Vendors at farmers markets could benefit from lessons in food safety, according to researchers at Pennsylvania State University.
The researchers visited farmers markets across the state and clocked unsafe vendor practices that could potentially spread foodborne illnesses. They also surveyed the vendors and compared the responses with their own observations and those of state health inspectors.
The findings, published online November 1 in Food Protection Trends, show a discrepancy between how vendors said they conducted themselves and how they were observed conducting themselves, by both state sanitarians and researchers involved in the study.
For example, 34.2 percent of surveyed vendors self-reported using disposable gloves. But direct observations by researchers showed less than 24 percent of vendors had disposable gloves at vending stands. Within the group of vendors observed to be using disposable gloves, slightly less than half used them improperly.
These results suggest there may be a general lack of understanding among vendors on when to use disposable gloves, when to change them and what practices are unacceptable while wearing gloves, the paper notes.
“If you look at how farmer’s markets are set up, they’re just sometimes pop-up tents that have coolers with food or tables with plastic tablecloths on them,” Catherine Cutter, an author on the study, told Reuters Health over the phone. “Little things like using a cleanable or disposable table cloth, because wood surfaces are difficult to clean and can be sources for bacterial contamination, can help. Those kinds of things are very simple and relatively inexpensive.”
Cutter and colleagues estimate in their paper that in the U.S. alone, there are over 8,500 farmers markets, where vendors sell fresh produce, ready-to-eat snacks, meat, and seafood.
But given that these markets generally take place outdoors and lack permanent infrastructure, access to handwashing facilities is often limited. Vendors were observed eating, coughing, or sneezing and then handling raw or ready-to-eat food without washing their hands.
“Lack of adequate handwashing stations and improper glove usage were probably the biggest problems we observed because there are opportunities for cross-contamination,” Cutter said.
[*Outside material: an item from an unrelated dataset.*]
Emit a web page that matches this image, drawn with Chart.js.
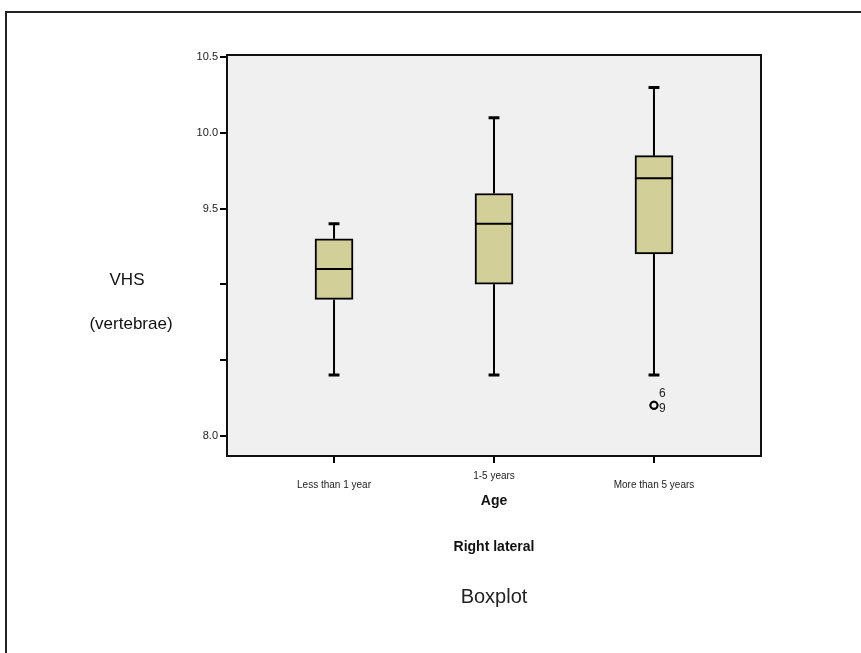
<!DOCTYPE html>
<html>
<head>
<meta charset="utf-8">
<script src="https://cdn.jsdelivr.net/npm/chart.js@4.4.1/dist/chart.umd.min.js"></script>
<style>
  html, body { margin: 0; padding: 0; background: #fff; }
  #wrap { position: relative; width: 861px; height: 653px; }
</style>
</head>
<body>
<div id="wrap"><canvas id="canvas" width="861" height="653"></canvas></div>
<script>
// values
const categories = ['Less than 1 year', '1-5 years', 'More than 5 years'];
const mins    = [8.40, 8.40, 8.40];
const q1s     = [8.90, 9.00, 9.20];
const medians = [9.10, 9.40, 9.70];
const q3s     = [9.30, 9.60, 9.85];
const maxs    = [9.40, 10.10, 10.30];
const outliers   = [[], [], [8.20, 8.20]];
const outlierIds = [[], [], ['6', '9']];
const yTicks      = [8.0, 8.5, 9.0, 9.5, 10.0, 10.5];
const yTickLabels = ['8.0', '', '', '9.5', '10.0', '10.5'];

const FONT = 'Arial, "Liberation Sans", sans-serif';
const boxHalf = 0.119;   // half box width in x units (38px)
const capHalf = 0.034;

const xs = categories.map((c, i) => i + 1);

const boxData = xs.map((x, i) => ({ x: x, y: [q1s[i], q3s[i]] }));

const whiskerData = [];
const capData = [];
const medianData = [];
xs.forEach((x, i) => {
  whiskerData.push({x: x, y: maxs[i]}, {x: x, y: q3s[i]}, {x: x, y: null},
                   {x: x, y: q1s[i]}, {x: x, y: mins[i]}, {x: x, y: null});
  capData.push({x: x - capHalf, y: maxs[i]}, {x: x + capHalf, y: maxs[i]}, {x: x, y: null},
               {x: x - capHalf, y: mins[i]}, {x: x + capHalf, y: mins[i]}, {x: x, y: null});
  medianData.push({x: x - boxHalf, y: medians[i]}, {x: x + boxHalf, y: medians[i]}, {x: x, y: null});
});

const outlierData = [];
xs.forEach((x, i) => outliers[i].forEach(v => outlierData.push({x: x, y: v})));

const framePlugin = {
  id: 'frame',
  beforeDraw(chart) {
    const {ctx, chartArea: a} = chart;
    ctx.save();
    ctx.fillStyle = '#f0f0f0';
    ctx.fillRect(a.left, a.top, a.right - a.left, a.bottom - a.top);
    ctx.restore();
  },
  afterDraw(chart) {
    const {ctx, chartArea: a, scales} = chart;
    ctx.save();
    ctx.strokeStyle = '#111';
    ctx.lineWidth = 2;
    ctx.strokeRect(a.left, a.top, a.right - a.left, a.bottom - a.top);
    // outer page frame
    ctx.strokeStyle = '#222';
    ctx.strokeRect(6, 12, 1000, 1000);

    ctx.fillStyle = '#111';
    ctx.textAlign = 'center';
    ctx.textBaseline = 'middle';
    ctx.font = '17px ' + FONT;
    ctx.fillText('VHS', 127, 280);
    ctx.fillText('(vertebrae)', 131, 324);
    ctx.font = 'bold 14px ' + FONT;
    ctx.fillText('Age', (a.left + a.right) / 2, 501);
    ctx.font = 'bold 14px ' + FONT;
    ctx.fillText('Right lateral', (a.left + a.right) / 2, 547);
    ctx.fillStyle = '#222';
    ctx.font = '20px ' + FONT;
    ctx.fillText('Boxplot', (a.left + a.right) / 2, 597);

    // outlier case numbers
    ctx.fillStyle = '#222';
    ctx.font = '12px ' + FONT;
    ctx.textAlign = 'left';
    xs.forEach((x, i) => {
      outliers[i].forEach((v, k) => {
        const px = scales.x.getPixelForValue(x);
        const py = scales.y.getPixelForValue(v);
        ctx.fillText(outlierIds[i][k], px + 5, k === 0 ? py - 12 : py + 3);
      });
    });
    ctx.restore();
  }
};

new Chart(document.getElementById('canvas').getContext('2d'), {
  type: 'bar',
  data: {
    datasets: [
      {
        type: 'line', data: medianData, borderColor: '#000', borderWidth: 2,
        pointRadius: 0, spanGaps: false, order: 0
      },
      {
        type: 'bar', data: boxData, backgroundColor: '#d3cf98', borderColor: '#000',
        borderWidth: 2, borderSkipped: false, barThickness: 38, order: 2
      },
      {
        type: 'line', data: whiskerData, borderColor: '#000', borderWidth: 2,
        pointRadius: 0, spanGaps: false, order: 1
      },
      {
        type: 'line', data: capData, borderColor: '#000', borderWidth: 3,
        pointRadius: 0, spanGaps: false, order: 1
      },
      {
        type: 'scatter', data: outlierData, pointStyle: 'circle', pointRadius: 3.5,
        borderColor: '#000', borderWidth: 2, backgroundColor: '#f0f0f0', order: 0
      }
    ]
  },
  options: {
    responsive: false,
    animation: false,
    layout: { padding: { left: 0, top: 55, right: 100, bottom: 0 } },
    plugins: { legend: { display: false }, tooltip: { enabled: false } },
    scales: {
      x: {
        type: 'linear', min: 0.331, max: 3.669, offset: false,
        afterFit(scale) { scale.height = 197; },
        afterBuildTicks(scale) { scale.ticks = xs.map(v => ({ value: v })); },
        grid: { offset: false, drawOnChartArea: false, drawTicks: true, tickLength: 7, tickColor: '#000', tickWidth: 2, lineWidth: 2 },
        border: { display: true, color: '#000', width: 2 },
        ticks: {
          padding: 9, color: '#222', maxRotation: 0, autoSkip: false,
          font: { family: FONT, size: 10, lineHeight: 0.9 },
          callback(v) {
            const i = Math.round(v) - 1;
            return i === 1 ? categories[i] : ['', categories[i]];
          }
        }
      },
      y: {
        type: 'linear', min: 7.865, max: 10.515,
        afterFit(scale) { scale.width = 227; },
        afterBuildTicks(scale) { scale.ticks = yTicks.map(v => ({ value: v })); },
        grid: { drawOnChartArea: false, drawTicks: true, tickLength: 7, tickColor: '#000', tickWidth: 2, lineWidth: 2 },
        border: { display: true, color: '#000', width: 2 },
        ticks: {
          padding: 2, color: '#222',
          font: { family: FONT, size: 11 },
          callback(v, idx) { return yTickLabels[idx]; }
        }
      }
    }
  },
  plugins: [framePlugin]
});
</script>
</body>
</html>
“The question of how food is handled at farmers markets is important. Given the growth in farmers markets, people are able to buy more than just raw fruits and vegetables,” said Carolyn Dimitri, who was not involved in the study.
Dimitri is an Associate Professor of Food Studies at New York University. She found the results of the study unsurprising but said it was unclear which of the results were statistically significant.
Based on observations made during the study, the research team designed a curriculum on food safety practices that vendors could benefit from.
“We have developed a four-hour face-to-face or online class on farmer’s market food safety specifically for vendors, that builds on the things that we saw in the study as problematic,” Cutter said. “The program discusses the rationale for why you need to change your gloves and wash your hands when handling money and food.”
Data of this sort is also useful for policy making and the structuring of guidelines, said Dr. Senaka Ranadheera, a food scientist at the University of Melbourne, who was not involved in the study.
“The study was designed very well…Many foodborne diseases…are associated with steps in the food production chain, from farm to fork. Mishandling at any stage would cause serious issues related to food safety concerns.”